**Goal**
Copy only what lies from the line containing "What Chart.js code" through the line containing "const pieCenterX = 494;" in the entries below, keeping both end lines exact and dropping every picture.

**Data rows**

* * * * * * * * *

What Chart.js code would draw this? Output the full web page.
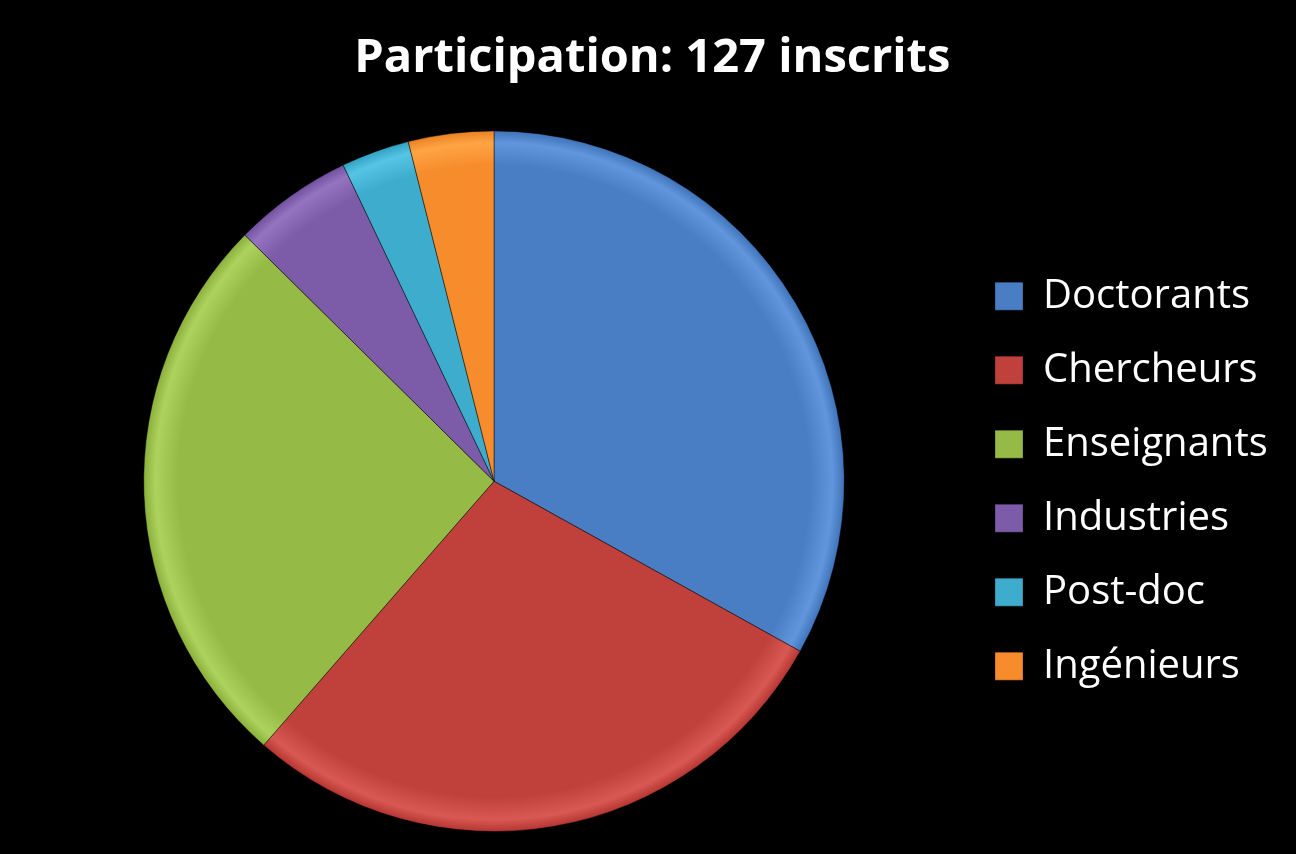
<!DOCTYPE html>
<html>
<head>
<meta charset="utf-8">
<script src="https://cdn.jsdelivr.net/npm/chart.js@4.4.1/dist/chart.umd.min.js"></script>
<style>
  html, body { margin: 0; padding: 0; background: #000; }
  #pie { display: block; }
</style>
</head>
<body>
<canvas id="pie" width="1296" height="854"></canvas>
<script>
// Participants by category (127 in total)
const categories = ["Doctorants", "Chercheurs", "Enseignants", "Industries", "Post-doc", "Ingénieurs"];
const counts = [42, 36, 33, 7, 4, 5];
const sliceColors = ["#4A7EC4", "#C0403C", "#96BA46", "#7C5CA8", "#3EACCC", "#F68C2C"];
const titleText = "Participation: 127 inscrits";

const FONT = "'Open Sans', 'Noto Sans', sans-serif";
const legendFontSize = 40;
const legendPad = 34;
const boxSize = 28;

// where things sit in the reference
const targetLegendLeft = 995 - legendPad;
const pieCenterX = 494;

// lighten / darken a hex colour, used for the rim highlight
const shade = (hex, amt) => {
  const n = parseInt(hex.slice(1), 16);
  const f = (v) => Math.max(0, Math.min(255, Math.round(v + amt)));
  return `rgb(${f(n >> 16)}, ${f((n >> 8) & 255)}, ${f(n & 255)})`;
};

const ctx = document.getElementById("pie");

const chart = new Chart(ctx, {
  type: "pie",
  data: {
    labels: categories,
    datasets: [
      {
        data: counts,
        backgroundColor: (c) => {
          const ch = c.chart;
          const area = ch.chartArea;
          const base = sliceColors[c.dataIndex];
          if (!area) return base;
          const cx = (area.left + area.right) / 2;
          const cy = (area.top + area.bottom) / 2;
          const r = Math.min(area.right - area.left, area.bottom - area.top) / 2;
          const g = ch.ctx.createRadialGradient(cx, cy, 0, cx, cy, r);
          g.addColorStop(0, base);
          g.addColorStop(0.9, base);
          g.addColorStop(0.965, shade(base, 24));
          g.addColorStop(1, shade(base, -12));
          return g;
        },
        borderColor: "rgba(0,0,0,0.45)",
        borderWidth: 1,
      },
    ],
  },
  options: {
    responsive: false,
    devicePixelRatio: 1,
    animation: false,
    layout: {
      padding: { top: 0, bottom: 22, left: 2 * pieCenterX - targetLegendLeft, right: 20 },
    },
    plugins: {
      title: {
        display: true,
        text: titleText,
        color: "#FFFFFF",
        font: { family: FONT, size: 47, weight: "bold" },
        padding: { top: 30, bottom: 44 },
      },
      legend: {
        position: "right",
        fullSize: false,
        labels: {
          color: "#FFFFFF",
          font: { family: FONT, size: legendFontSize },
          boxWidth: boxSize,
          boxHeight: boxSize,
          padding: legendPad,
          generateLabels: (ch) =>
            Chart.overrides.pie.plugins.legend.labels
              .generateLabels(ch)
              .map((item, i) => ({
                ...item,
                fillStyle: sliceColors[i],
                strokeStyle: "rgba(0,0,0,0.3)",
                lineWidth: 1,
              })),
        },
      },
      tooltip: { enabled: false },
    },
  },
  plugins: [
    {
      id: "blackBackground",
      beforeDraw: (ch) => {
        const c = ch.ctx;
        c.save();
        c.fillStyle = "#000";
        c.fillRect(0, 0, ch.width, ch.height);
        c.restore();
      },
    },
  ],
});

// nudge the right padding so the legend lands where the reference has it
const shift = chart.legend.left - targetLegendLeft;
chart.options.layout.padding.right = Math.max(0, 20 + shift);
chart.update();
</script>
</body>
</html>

* * * * * * * * *

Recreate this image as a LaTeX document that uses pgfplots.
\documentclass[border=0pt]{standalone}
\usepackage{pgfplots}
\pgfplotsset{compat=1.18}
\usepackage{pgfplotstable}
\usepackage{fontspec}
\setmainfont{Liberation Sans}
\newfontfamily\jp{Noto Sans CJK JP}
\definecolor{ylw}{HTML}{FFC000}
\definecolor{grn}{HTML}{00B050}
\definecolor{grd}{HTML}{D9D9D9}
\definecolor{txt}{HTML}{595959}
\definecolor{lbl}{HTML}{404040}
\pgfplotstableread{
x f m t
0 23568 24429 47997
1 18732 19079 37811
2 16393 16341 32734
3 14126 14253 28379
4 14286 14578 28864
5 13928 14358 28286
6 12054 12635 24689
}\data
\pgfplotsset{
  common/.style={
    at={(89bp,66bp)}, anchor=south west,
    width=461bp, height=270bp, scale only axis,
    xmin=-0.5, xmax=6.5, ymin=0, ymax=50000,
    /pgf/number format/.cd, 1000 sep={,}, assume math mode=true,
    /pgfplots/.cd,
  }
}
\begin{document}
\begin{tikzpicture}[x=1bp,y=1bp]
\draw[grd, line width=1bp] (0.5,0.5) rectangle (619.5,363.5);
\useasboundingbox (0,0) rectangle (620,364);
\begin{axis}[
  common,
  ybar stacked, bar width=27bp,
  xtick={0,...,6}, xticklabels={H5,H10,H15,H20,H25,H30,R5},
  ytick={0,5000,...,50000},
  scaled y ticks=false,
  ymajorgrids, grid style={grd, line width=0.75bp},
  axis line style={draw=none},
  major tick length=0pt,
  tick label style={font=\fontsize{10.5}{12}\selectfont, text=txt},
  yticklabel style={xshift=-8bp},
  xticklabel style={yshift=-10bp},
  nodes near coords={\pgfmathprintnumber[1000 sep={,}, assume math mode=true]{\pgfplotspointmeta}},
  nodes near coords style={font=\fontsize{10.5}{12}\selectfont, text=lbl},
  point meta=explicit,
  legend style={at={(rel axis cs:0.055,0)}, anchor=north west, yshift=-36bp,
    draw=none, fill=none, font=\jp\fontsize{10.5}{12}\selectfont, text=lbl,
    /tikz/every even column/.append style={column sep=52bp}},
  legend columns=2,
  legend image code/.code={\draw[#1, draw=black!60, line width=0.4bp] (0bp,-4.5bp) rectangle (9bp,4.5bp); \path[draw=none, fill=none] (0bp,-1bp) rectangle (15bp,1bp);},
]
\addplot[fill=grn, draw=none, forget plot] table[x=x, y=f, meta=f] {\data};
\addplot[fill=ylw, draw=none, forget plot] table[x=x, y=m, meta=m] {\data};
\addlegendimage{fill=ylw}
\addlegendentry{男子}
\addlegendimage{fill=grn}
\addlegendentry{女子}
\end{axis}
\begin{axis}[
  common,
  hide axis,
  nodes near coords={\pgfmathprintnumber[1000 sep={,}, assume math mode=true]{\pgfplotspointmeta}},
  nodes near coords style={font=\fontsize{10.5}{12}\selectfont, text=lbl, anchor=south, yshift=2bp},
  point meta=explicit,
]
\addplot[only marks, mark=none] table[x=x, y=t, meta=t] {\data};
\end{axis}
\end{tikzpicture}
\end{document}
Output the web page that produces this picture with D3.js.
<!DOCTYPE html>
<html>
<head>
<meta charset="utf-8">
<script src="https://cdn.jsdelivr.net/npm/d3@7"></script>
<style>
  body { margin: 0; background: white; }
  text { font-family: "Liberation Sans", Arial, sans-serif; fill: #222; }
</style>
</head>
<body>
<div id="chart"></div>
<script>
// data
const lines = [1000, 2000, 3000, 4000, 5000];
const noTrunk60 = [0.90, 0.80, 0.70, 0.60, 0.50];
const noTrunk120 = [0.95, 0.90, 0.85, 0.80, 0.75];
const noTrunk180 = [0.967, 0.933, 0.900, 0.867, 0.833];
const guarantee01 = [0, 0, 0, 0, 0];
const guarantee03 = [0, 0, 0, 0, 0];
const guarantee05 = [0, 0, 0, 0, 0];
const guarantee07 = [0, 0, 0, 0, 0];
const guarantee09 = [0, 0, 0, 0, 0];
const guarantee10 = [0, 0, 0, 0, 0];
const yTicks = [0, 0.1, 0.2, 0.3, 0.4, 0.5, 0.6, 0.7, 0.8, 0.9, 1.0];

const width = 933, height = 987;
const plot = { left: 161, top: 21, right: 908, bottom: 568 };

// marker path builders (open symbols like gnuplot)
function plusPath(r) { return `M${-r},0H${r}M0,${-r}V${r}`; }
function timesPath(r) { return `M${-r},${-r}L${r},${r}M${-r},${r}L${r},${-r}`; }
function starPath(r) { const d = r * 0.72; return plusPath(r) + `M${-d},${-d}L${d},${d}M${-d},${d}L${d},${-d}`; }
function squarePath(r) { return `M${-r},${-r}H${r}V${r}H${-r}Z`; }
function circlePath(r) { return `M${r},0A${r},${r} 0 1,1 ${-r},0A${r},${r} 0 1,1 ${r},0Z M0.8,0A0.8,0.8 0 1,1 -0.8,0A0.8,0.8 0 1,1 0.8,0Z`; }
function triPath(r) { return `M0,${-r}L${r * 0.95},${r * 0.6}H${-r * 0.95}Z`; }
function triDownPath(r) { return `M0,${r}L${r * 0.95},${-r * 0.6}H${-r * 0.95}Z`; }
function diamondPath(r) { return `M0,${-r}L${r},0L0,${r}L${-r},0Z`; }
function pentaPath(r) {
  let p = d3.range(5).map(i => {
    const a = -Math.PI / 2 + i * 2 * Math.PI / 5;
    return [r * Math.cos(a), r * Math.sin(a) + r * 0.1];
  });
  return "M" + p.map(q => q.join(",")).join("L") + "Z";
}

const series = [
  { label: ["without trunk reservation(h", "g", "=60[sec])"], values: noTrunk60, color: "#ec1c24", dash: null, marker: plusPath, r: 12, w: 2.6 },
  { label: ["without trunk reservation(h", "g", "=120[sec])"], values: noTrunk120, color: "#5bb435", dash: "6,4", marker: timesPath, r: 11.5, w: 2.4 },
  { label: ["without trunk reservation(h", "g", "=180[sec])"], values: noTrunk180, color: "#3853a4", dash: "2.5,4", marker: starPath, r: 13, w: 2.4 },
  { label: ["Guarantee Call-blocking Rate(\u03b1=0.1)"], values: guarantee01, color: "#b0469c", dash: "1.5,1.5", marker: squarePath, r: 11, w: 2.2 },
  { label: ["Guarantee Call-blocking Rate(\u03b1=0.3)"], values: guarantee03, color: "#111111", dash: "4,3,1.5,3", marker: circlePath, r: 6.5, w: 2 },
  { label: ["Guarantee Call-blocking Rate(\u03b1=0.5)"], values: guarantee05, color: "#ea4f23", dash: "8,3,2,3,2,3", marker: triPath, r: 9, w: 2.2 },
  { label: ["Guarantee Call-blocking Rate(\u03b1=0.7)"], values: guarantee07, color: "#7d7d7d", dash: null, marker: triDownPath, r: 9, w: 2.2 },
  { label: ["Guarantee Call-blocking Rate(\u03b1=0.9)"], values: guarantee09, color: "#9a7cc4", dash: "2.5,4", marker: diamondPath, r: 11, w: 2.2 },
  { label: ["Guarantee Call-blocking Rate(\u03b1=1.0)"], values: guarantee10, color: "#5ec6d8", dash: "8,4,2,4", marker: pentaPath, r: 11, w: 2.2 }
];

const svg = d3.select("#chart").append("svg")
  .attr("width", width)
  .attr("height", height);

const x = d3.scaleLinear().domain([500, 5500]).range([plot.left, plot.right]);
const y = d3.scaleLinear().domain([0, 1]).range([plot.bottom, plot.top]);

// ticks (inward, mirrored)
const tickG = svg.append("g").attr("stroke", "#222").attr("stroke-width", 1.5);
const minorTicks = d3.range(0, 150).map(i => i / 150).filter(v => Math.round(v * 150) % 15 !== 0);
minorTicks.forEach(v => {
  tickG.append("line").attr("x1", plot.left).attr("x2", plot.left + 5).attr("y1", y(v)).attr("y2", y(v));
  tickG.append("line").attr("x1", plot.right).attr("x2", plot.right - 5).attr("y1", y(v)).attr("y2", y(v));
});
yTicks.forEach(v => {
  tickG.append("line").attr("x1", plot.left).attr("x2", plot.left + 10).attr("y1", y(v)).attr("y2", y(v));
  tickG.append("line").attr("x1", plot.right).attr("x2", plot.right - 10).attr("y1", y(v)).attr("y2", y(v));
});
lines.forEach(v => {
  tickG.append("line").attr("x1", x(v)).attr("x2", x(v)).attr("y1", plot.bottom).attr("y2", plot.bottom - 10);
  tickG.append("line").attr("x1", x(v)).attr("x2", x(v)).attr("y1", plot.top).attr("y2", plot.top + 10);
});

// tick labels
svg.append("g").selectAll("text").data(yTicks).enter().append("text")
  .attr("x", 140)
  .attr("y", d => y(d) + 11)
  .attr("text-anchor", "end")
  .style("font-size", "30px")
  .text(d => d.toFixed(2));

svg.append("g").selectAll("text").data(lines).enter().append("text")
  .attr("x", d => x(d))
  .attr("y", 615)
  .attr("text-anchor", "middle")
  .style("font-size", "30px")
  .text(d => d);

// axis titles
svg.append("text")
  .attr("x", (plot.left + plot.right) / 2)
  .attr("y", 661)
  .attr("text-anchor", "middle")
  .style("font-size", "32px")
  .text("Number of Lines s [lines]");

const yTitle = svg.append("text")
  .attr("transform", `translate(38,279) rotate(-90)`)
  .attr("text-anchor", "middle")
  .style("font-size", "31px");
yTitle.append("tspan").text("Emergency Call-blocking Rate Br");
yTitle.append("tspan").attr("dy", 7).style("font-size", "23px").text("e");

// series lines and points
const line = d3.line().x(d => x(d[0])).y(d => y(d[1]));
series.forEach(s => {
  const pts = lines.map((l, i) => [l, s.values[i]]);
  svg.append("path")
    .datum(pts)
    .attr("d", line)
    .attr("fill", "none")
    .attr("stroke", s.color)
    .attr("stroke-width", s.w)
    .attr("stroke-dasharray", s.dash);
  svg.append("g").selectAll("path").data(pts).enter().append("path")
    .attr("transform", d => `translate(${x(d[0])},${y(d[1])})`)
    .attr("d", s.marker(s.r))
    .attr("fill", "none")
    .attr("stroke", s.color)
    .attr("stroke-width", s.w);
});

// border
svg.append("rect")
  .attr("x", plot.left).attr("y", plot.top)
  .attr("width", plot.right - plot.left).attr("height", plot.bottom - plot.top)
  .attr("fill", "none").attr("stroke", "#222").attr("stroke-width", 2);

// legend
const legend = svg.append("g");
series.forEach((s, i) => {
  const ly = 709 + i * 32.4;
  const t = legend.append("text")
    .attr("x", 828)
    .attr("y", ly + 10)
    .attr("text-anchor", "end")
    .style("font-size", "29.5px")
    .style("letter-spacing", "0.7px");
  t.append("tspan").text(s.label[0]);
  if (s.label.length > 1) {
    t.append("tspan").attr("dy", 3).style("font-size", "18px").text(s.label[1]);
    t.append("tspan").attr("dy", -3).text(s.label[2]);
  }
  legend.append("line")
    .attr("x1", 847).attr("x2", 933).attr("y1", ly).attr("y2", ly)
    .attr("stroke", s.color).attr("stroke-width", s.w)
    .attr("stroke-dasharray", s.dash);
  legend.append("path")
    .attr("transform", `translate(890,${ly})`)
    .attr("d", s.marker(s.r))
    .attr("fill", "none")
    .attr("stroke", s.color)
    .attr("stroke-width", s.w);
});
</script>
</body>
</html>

* * * * * * * * *

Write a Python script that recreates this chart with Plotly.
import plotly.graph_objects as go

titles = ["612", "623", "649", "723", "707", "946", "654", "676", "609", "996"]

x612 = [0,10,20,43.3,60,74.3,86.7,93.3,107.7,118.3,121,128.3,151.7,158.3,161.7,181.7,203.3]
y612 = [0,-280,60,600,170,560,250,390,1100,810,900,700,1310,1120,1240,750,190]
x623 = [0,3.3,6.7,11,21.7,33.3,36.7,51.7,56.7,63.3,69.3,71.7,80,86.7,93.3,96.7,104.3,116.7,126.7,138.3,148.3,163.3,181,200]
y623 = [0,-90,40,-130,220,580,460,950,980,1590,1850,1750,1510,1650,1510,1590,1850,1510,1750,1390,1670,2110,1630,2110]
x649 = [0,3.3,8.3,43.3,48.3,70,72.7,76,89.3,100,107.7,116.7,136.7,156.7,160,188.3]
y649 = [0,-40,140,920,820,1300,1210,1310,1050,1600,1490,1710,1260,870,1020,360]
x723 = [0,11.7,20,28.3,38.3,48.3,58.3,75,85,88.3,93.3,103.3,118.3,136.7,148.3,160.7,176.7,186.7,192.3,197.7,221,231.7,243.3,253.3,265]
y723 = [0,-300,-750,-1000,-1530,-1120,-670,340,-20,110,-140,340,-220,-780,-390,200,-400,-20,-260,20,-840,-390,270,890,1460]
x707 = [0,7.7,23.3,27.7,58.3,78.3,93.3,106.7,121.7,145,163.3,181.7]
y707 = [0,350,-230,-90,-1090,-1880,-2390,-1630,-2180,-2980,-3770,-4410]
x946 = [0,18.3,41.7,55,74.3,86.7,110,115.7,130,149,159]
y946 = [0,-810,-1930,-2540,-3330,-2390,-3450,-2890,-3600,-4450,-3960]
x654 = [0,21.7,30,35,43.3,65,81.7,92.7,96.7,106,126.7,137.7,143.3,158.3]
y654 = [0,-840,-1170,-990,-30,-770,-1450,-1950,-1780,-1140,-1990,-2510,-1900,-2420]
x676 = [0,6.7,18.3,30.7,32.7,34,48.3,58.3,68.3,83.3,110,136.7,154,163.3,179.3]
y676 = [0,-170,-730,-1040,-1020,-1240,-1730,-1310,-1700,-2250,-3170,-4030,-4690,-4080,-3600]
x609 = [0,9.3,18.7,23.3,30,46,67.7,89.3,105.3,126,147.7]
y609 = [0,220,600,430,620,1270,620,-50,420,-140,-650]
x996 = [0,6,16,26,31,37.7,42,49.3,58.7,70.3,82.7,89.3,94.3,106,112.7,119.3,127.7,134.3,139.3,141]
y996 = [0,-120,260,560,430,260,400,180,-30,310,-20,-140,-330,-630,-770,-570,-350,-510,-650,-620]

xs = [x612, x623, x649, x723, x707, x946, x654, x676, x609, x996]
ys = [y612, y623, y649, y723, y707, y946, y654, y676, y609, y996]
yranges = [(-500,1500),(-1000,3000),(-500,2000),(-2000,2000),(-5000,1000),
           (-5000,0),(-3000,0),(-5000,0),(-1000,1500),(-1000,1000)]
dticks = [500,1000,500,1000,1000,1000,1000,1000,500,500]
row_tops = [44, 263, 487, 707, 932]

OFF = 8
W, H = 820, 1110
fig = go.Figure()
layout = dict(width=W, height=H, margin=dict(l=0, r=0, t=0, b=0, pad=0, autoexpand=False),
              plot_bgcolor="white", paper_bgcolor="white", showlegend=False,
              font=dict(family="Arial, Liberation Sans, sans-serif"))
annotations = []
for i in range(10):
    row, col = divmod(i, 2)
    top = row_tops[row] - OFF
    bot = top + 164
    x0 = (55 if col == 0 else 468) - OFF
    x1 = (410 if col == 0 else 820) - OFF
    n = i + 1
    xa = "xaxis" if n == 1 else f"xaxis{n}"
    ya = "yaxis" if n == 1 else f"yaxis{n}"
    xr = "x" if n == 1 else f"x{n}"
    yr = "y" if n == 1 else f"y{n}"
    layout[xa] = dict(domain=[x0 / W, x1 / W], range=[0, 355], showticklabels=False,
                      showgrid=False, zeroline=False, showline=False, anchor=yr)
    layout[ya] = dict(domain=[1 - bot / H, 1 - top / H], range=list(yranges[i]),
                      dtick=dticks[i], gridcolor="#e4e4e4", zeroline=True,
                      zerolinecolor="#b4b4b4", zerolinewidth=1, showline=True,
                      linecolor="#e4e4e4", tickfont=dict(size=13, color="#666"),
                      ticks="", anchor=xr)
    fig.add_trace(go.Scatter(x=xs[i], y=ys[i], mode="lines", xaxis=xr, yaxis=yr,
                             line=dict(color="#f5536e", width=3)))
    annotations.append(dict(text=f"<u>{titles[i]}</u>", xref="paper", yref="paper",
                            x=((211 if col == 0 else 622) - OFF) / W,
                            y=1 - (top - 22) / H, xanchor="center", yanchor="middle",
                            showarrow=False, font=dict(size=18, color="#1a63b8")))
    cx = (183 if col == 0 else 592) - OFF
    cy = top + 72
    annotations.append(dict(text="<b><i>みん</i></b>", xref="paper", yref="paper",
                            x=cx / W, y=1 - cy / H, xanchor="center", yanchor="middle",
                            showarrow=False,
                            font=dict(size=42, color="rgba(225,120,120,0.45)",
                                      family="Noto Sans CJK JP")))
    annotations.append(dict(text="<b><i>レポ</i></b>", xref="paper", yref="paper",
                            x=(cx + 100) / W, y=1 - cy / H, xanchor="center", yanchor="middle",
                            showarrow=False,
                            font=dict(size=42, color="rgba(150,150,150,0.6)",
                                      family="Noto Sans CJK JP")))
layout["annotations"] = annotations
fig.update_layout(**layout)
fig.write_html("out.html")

* * * * * * * * *

**Output of the task**
What Chart.js code would draw this? Output the full web page.
<!DOCTYPE html>
<html>
<head>
<meta charset="utf-8">
<script src="https://cdn.jsdelivr.net/npm/chart.js@4.4.1/dist/chart.umd.min.js"></script>
<style>
  html, body { margin: 0; padding: 0; background: #000; }
  #pie { display: block; }
</style>
</head>
<body>
<canvas id="pie" width="1296" height="854"></canvas>
<script>
// Participants by category (127 in total)
const categories = ["Doctorants", "Chercheurs", "Enseignants", "Industries", "Post-doc", "Ingénieurs"];
const counts = [42, 36, 33, 7, 4, 5];
const sliceColors = ["#4A7EC4", "#C0403C", "#96BA46", "#7C5CA8", "#3EACCC", "#F68C2C"];
const titleText = "Participation: 127 inscrits";

const FONT = "'Open Sans', 'Noto Sans', sans-serif";
const legendFontSize = 40;
const legendPad = 34;
const boxSize = 28;

// where things sit in the reference
const targetLegendLeft = 995 - legendPad;
const pieCenterX = 494;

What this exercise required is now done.